Written instruction
Reproduce the lines exactly, beginning with the line that has "Clone this diagram in TikZ." and ending with the line that has "(0,0) rectangle (1009,859);". Images are left out.

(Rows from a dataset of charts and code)
BEGIN

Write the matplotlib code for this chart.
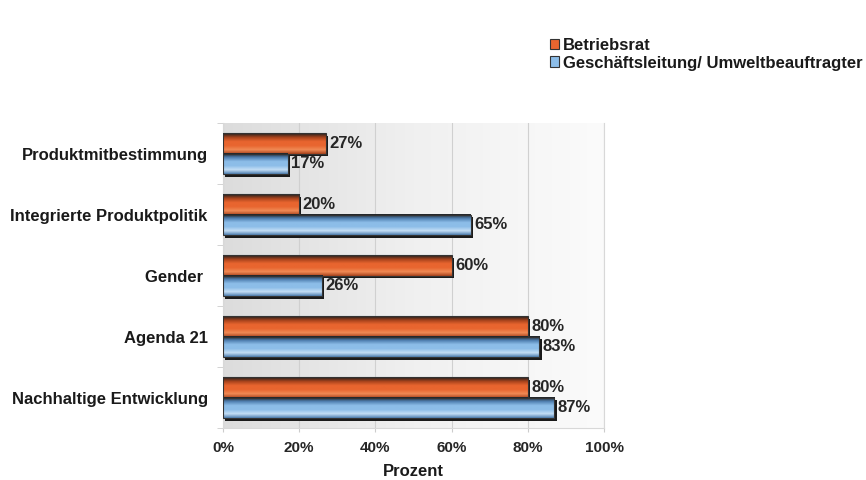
import numpy as np
import matplotlib.pyplot as plt
from matplotlib.patches import Patch
from matplotlib.colors import LinearSegmentedColormap

plt.rcParams['font.family'] = ['Liberation Sans', 'DejaVu Sans']
plt.rcParams['font.weight'] = 'bold'

categories = ['Produktmitbestimmung', 'Integrierte Produktpolitik', 'Gender ',
              'Agenda 21', 'Nachhaltige Entwicklung']
betriebsrat = [27, 20, 60, 80, 80]
geschaeftsleitung = [17, 65, 26, 83, 87]
series_names = ['Betriebsrat', 'Geschäftsleitung/ Umweltbeauftragter']
xticks = [0, 20, 40, 60, 80, 100]

orange = '#e8652f'
blue = '#8cbde8'

fig = plt.figure(figsize=(8.66, 4.8), dpi=100)
ax = fig.add_axes([0.2575, 0.1083, 0.44, 0.6354])

# grey-to-white background behind the bars
bg = LinearSegmentedColormap.from_list('bg', ['#dcdcdc', '#f0f0f0', '#fbfbfb'])
ax.imshow(np.linspace(0, 1, 256).reshape(1, -1), cmap=bg, aspect='auto',
          extent=[0, 100, 4.5, -0.5], zorder=0)

y = np.arange(len(categories))
h = 0.34
off = 0.17

# vertical shading across each bar for a rounded look
def shaded_bar(yc, val, base, dark, light):
    cm = LinearSegmentedColormap.from_list('b', [dark, light, base, base, dark, '#202020'])
    ax.barh(yc + 0.045, val, height=h, left=0.6, color='#1a1a1a', zorder=2)
    ax.imshow(np.linspace(0, 1, 64).reshape(-1, 1), cmap=cm, aspect='auto',
              extent=[0, val, yc - h / 2, yc + h / 2], zorder=3)
    ax.barh(yc, val, height=h, facecolor='none', edgecolor='#333333',
            linewidth=0.8, zorder=4)

for i in range(len(categories)):
    shaded_bar(y[i] - off, betriebsrat[i], orange, '#a8431c', '#f08a55')
    shaded_bar(y[i] + off, geschaeftsleitung[i], blue, '#4f7fb0', '#c4def5')
    ax.text(betriebsrat[i] + 0.9, y[i] - off, f'{betriebsrat[i]}%', va='center',
            ha='left', fontsize=12, fontweight='bold', color='#262626', zorder=5)
    ax.text(geschaeftsleitung[i] + 0.9, y[i] + off, f'{geschaeftsleitung[i]}%', va='center',
            ha='left', fontsize=12, fontweight='bold', color='#262626', zorder=5)

ax.set_xlim(0, 100)
ax.set_ylim(4.5, -0.5)
ax.set_xticks(xticks)
ax.set_xticklabels([f'{t}%' for t in xticks], fontsize=11, fontweight='bold', color='#262626')
ax.set_yticks(y)
ax.set_yticklabels(categories, fontsize=12, fontweight='bold', color='#1a1a1a')
ax.set_yticks(np.arange(-0.5, 5, 1), minor=True)
ax.tick_params(axis='y', which='major', length=0, pad=11)
ax.tick_params(axis='y', which='minor', length=4, color='#cccccc')
ax.tick_params(axis='x', length=3, color='#cccccc', pad=6)
ax.grid(axis='x', color='#d0d0d0', linewidth=0.8, zorder=1)
ax.set_axisbelow(True)
for s in ax.spines.values():
    s.set_visible(False)
for side in ('left', 'right', 'bottom'):
    ax.spines[side].set_visible(True)
    ax.spines[side].set_color('#d8d8d8')
ax.set_xlabel('Prozent', fontsize=12, fontweight='bold', labelpad=7, color='#1a1a1a')

handles = [Patch(facecolor=orange, edgecolor='#333333', linewidth=0.8),
           Patch(facecolor=blue, edgecolor='#333333', linewidth=0.8)]
fig.legend(handles, series_names, loc='upper left', bbox_to_anchor=(0.622, 0.945),
           frameon=False, handlelength=0.55, handleheight=0.6,
           handletextpad=0.2, labelspacing=0.15, borderpad=0.2,
           prop={'weight': 'bold', 'size': 12}, labelcolor='#1a1a1a')

fig.savefig('out.png', dpi=100)
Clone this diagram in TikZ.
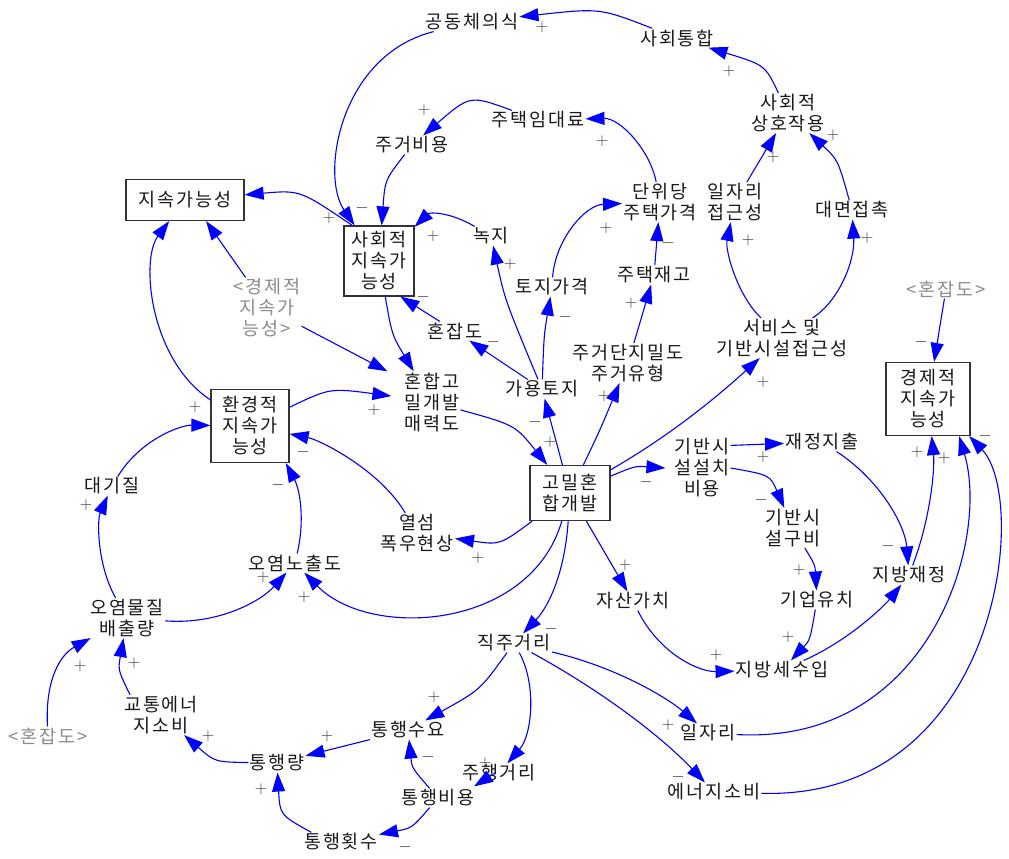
\documentclass[tikz,border=0pt]{standalone}
\usepackage{fontspec}
\newfontfamily\kr[LetterSpace=10]{Noto Sans CJK KR}
\usetikzlibrary{arrows.meta}
\begin{document}
\begin{tikzpicture}[x=1pt,y=-1pt,
  v/.style={font=\kr\fontsize{18.5}{21}\selectfont, align=center, inner sep=1pt, text=black!90},
  bx/.style={v, draw=black!80, line width=1.2pt, inner sep=0pt},
  gr/.style={v, text=black!45},
  arr/.style={draw=blue, line width=1.1pt, -{Triangle[length=19pt,width=13pt]}},
  sg/.style={font=\fontsize{16}{16}\selectfont, text=black!80, inner sep=0pt}]
\useasboundingbox (0,0) rectangle (1009,859);

% ---- nodes ----
\node[v] (gd) at (472,22) {공동체의식};
\node[v] (sh) at (677,38) {사회통합};
\node[v] (jr) at (538,120) {주택임대료};
\node[v] (jb) at (412,145) {주거비용};
\node[v] (ss) at (788,113) {사회적\\상호작용};
\node[v] (dp) at (660,202) {단위당\\주택가격};
\node[v] (ja) at (735,202) {일자리\\접근성};
\node[v] (dm) at (852,210) {대면접촉};
\node[bx, minimum width=118pt, minimum height=41pt] (sus) at (185,200) {지속가능성};
\node[bx, minimum width=70pt, minimum height=70pt] (soc) at (379,261) {사회적\\지속가\\능성};
\node[v] (nj) at (491,236) {녹지};
\node[v] (tg) at (552,287) {토지가격};
\node[v] (jg) at (654,275) {주택재고};
\node[v] (jd) at (628,363) {주거단지밀도\\주거유형};
\node[v] (hj) at (455,331) {혼잡도};
\node[v] (gy) at (542,389) {가용토지};
\node[v] (sv) at (782,338) {서비스 및\\기반시설접근성};
\node[gr] (eg) at (267,308) {<경제적\\지속가\\능성>};
\node[v] (hm) at (432,402) {혼합고\\밀개발\\매력도};
\node[gr] (hj2) at (946,289) {<혼잡도>};
\node[bx, minimum width=84pt, minimum height=73pt] (eco) at (928,399) {경제적\\지속가\\능성};
\node[bx, minimum width=78pt, minimum height=73pt] (env) at (250,426) {환경적\\지속가\\능성};
\node[bx, minimum width=80pt, minimum height=55pt] (dev) at (570,493) {고밀혼\\합개발};
\node[v] (dg) at (112,486) {대기질};
\node[v] (on) at (295,563) {오염노출도};
\node[v] (ys) at (417,533) {열섬\\폭우현상};
\node[v] (gb) at (702,468) {기반시\\설설치\\비용};
\node[v] (jj) at (822,442) {재정지출};
\node[v] (gg) at (793,528) {기반시\\설구비};
\node[v] (gu) at (817,600) {기업유치};
\node[v] (jf) at (909,575) {지방재정};
\node[v] (js) at (633,601) {자산가치};
\node[v] (jt) at (782,670) {지방세수입};
\node[v] (jk) at (514,643) {직주거리};
\node[v] (il) at (708,733) {일자리};
\node[v] (en) at (714,792) {에너지소비};
\node[v] (ts) at (408,730) {통행수요};
\node[v] (jh) at (499,773) {주행거리};
\node[v] (tb) at (438,798) {통행비용};
\node[v] (th) at (341,842) {통행횟수};
\node[v] (tr) at (277,763) {통행량};
\node[v] (ge) at (161,715) {교통에너\\지소비};
\node[gr] (hj3) at (48,736) {<혼잡도>};
\node[v] (om) at (127,618) {오염물질\\배출량};

% ---- connectors ----
\draw[arr] (sh) .. controls (600,8) .. (gd);
\draw[arr] (ss) .. controls (765,65) .. (sh);
\draw[arr] (gd) .. controls (340,55) and (320,175) .. (soc);
\draw[arr] (jr) .. controls (470,95) .. (jb);
\draw[arr] (dp) .. controls (650,150) and (620,118) .. (jr);
\draw[arr] (jb) .. controls (385,180) .. (soc);
\draw[arr] (nj) .. controls (450,212) and (430,212) .. (soc);
\draw[arr] (hj) -- (soc.-59);
\draw[arr] (soc.127) .. controls (300,190) .. (sus);
\draw[arr] (soc) .. controls (392,335) .. (hm);
\draw[arr] (eg) -- (sus.-45);
\draw[arr] (eg) -- ([xshift=-16pt]hm.north west);
\draw[arr] (env) .. controls (150,360) and (140,260) .. (sus);
\draw[arr] (env) .. controls (330,388) .. ([xshift=-12pt,yshift=6pt]hm.west);
\draw[arr] (hm) .. controls (515,425) .. (dev);
\draw[arr] (dev) -- (gy);
\draw[arr] (gy) .. controls (505,300) .. (nj);
\draw[arr] (gy) -- (hj);
\draw[arr] (gy) .. controls (544,335) .. (tg);
\draw[arr] (tg) .. controls (555,240) and (585,205) .. (dp);
\draw[arr] (jg) -- (dp);
\draw[arr] (jd) -- (jg);
\draw[arr] (dev) .. controls (600,430) .. (jd);
\draw[arr] (sv) .. controls (737,295) and (725,250) .. (ja);
\draw[arr] (sv) .. controls (840,300) and (855,260) .. (dm);
\draw[arr] (ja) -- (ss);
\draw[arr] (dm) .. controls (838,160) .. (ss);
\draw[arr] (dev) .. controls (680,430) and (730,385) .. (sv);
\draw[arr] (hj2) -- (eco);
\draw[arr] (dev) .. controls (635,466) .. ([xshift=-8pt]gb.west);
\draw[arr] ([yshift=-8pt]gb.north east) -- (jj);
\draw[arr] (gb.east) .. controls (770,475) .. (gg);
\draw[arr] (jj) .. controls (880,480) and (905,525) .. (jf);
\draw[arr] (gg) .. controls (815,565) .. (gu);
\draw[arr] (gu) .. controls (810,640) .. (jt);
\draw[arr] (jt) .. controls (850,640) and (885,605) .. (jf);
\draw[arr] (js) .. controls (660,655) and (700,672) .. (jt);
\draw[arr] (dev) -- (js);
\draw[arr] (jf) .. controls (930,520) and (935,470) .. (eco);
\draw[arr] (il) .. controls (930,745) and (990,540) .. (eco.-50);
\draw[arr] (en) .. controls (1000,800) and (1030,500) .. (eco.-42);
\draw[arr] (dev) .. controls (500,545) .. (ys);
\draw[arr] (ys) .. controls (380,470) and (320,440) .. (env);
\draw[arr] (on) .. controls (305,520) and (300,490) .. (env.-46);
\draw[arr] (dev) .. controls (530,630) and (370,640) .. (on);
\draw[arr] (om) .. controls (220,625) and (262,600) .. (on);
\draw[arr] (om) .. controls (97,565) and (97,520) .. (dg);
\draw[arr] (dg) .. controls (140,440) and (180,425) .. (env);
\draw[arr] (dev) .. controls (565,570) and (550,605) .. (jk);
\draw[arr] (jk) .. controls (480,690) .. (ts);
\draw[arr] (jk) .. controls (537,685) and (532,735) .. (jh);
\draw[arr] (jk) .. controls (620,668) and (670,700) .. (il);
\draw[arr] (jk) .. controls (600,690) and (660,735) .. (en);
\draw[arr] (tb) .. controls (412,768) .. (ts);
\draw[arr] ([xshift=-4pt]jh.center) -- ([xshift=-2pt,yshift=2pt]tb.north east);
\draw[arr] (tb) .. controls (412,828) .. (th);
\draw[arr] (ts) -- (tr);
\draw[arr] (th.162) .. controls (280,815) .. (tr);
\draw[arr] (tr) .. controls (215,762) .. (ge);
\draw[arr] (ge.147) .. controls (118,670) .. (om);
\draw[arr] (hj3) .. controls (45,680) and (60,655) .. (om);

% ---- polarity signs ----
\foreach \x/\y in {542/27, 729/71, 329/218, 424/110, 602/141, 433/236, 374/410,
  550/442, 510/264, 606/228, 631/303, 604/396, 748/240, 867/238, 773/157,
  833/135, 763/382, 763/457, 799/570, 788/637, 716/655, 625/565, 917/452,
  944/458, 478/558, 304/597, 263/577, 86/505, 195/407, 434/697, 485/763,
  668/725, 327/736, 261/789, 208/736, 134/663, 80/666}
  \node[sg] at (\x,\y) {$+$};
\foreach \x/\y in {362/208, 423/297, 535/422, 493/342, 565/317, 668/243,
  921/342, 646/482, 761/500, 888/546, 985/436, 303/452, 278/485, 551/629,
  678/777, 428/757, 405/847}
  \node[sg] at (\x,\y) {$-$};
\end{tikzpicture}
\end{document}
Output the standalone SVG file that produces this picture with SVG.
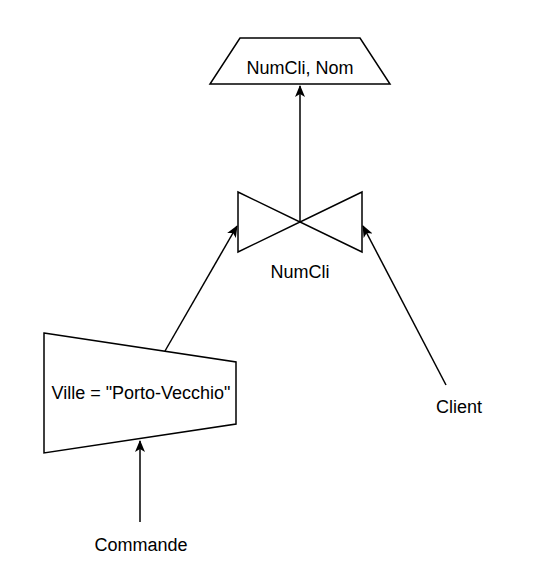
<svg xmlns="http://www.w3.org/2000/svg" width="537" height="578" viewBox="0 0 537 578">
<style>
.s{fill:#fff;stroke:#000;stroke-width:1.5;stroke-linejoin:miter}
.t{font-family:"Liberation Sans",Arial,sans-serif;font-size:18px;fill:#000;text-anchor:middle}
.e{fill:none;stroke:#000;stroke-width:1.5}
</style>
<defs>
<marker id="a" viewBox="0 0 12 10" refX="11" refY="5" markerWidth="12" markerHeight="10" markerUnits="userSpaceOnUse" orient="auto">
<path d="M0,0 L12,5 L0,10 L3,5 Z" fill="#000"/>
</marker>
</defs>
<rect width="537" height="578" fill="#fff"/>
<g id="edges">
<line class="e" x1="300" y1="222" x2="300" y2="86" marker-end="url(#a)"/>
<line class="e" x1="165" y1="351" x2="237" y2="226" marker-end="url(#a)"/>
<line class="e" x1="446" y1="385" x2="363" y2="226" marker-end="url(#a)"/>
<line class="e" x1="140" y1="522" x2="140" y2="441" marker-end="url(#a)"/>
</g>
<g id="projection">
<polygon class="s" points="240,38 360,38 390,84 210,84"/>
<text class="t" x="300" y="74">NumCli, Nom</text>
</g>
<g id="join">
<polygon class="s" points="238,192 300,222 238,252"/>
<polygon class="s" points="362,192 300,222 362,252"/>
<text class="t" x="300" y="278">NumCli</text>
</g>
<g id="selection">
<polygon class="s" points="44,333 236,362 236,424 44,453"/>
<text class="t" x="141" y="399">Ville = "Porto-Vecchio"</text>
</g>
<g id="client">
<text class="t" x="459" y="413">Client</text>
</g>
<g id="commande">
<text class="t" x="141" y="551">Commande</text>
</g>
</svg>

END

The solution
Clone this diagram in TikZ.
\documentclass[tikz,border=0pt]{standalone}
\usepackage{fontspec}
\newfontfamily\kr[LetterSpace=10]{Noto Sans CJK KR}
\usetikzlibrary{arrows.meta}
\begin{document}
\begin{tikzpicture}[x=1pt,y=-1pt,
  v/.style={font=\kr\fontsize{18.5}{21}\selectfont, align=center, inner sep=1pt, text=black!90},
  bx/.style={v, draw=black!80, line width=1.2pt, inner sep=0pt},
  gr/.style={v, text=black!45},
  arr/.style={draw=blue, line width=1.1pt, -{Triangle[length=19pt,width=13pt]}},
  sg/.style={font=\fontsize{16}{16}\selectfont, text=black!80, inner sep=0pt}]
\useasboundingbox (0,0) rectangle (1009,859);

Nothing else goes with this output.